Other than that, I am subscribed to two online magazines, very good for viewing those.
Games work well on them, as long as they are relatively simple.
The video quality is very good. It also has quite good sound coming from the audio output, and the speakers are surprisingly pretty decent - better than most laptops.
So in a nutshell - reading on a laptop is terrible on your eyes, and uncomfortable as hell. A tablet's screen is designed for reading. Watching videos is, I think, better also in bed as a laptop lying down is not that comfortable and you have to have the screen just right - whereas a tablet has the same video quality from any angle.

I didn't get the impression that tablets were using a "passive" technology like e-Ink (?) -- the glare of staring at a laptop screen after a day of correcting everybody who's wrong on USMB is one way the Nook is a relief from all that. I'm sure there are variations of course.

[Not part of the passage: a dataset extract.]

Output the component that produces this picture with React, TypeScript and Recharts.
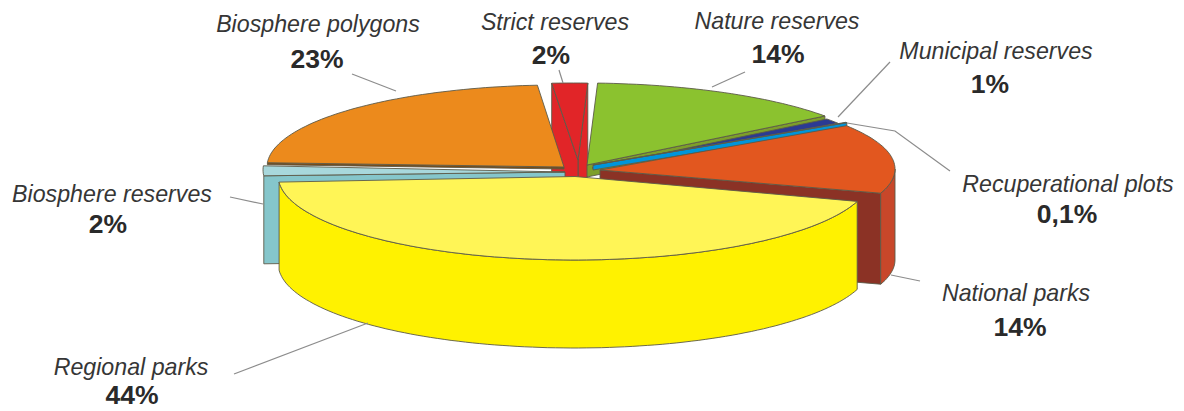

Useful info about the practicality aspects though. Thanks.

I can only speak for the Kindle Fire of course, it does not use e-Ink like the kindle reader or nook. However, like right now the text on the screen while I am typing is kind of blurry, this is due to the rather large pixels that make up the text on a PC. Also the background on a computer is way too white.
On a tablet, the first thing you see is the text is smoother, due to a much smaller/finer pixel size. Also the background "paper" has a blueish-gray to it. Not as brite white as the background of a laptop. Much easier on the eyes.

Not picking on u, but im a display designer guy and im always amazed how badly adjusted laptop screens and desktop monitors are. Sometimes I volunteer to show folks where the brightness contrast and even gamma correction controls are. Tablets being designed for flex viewing are always closer to optimum for reading but need some tweak for cinema.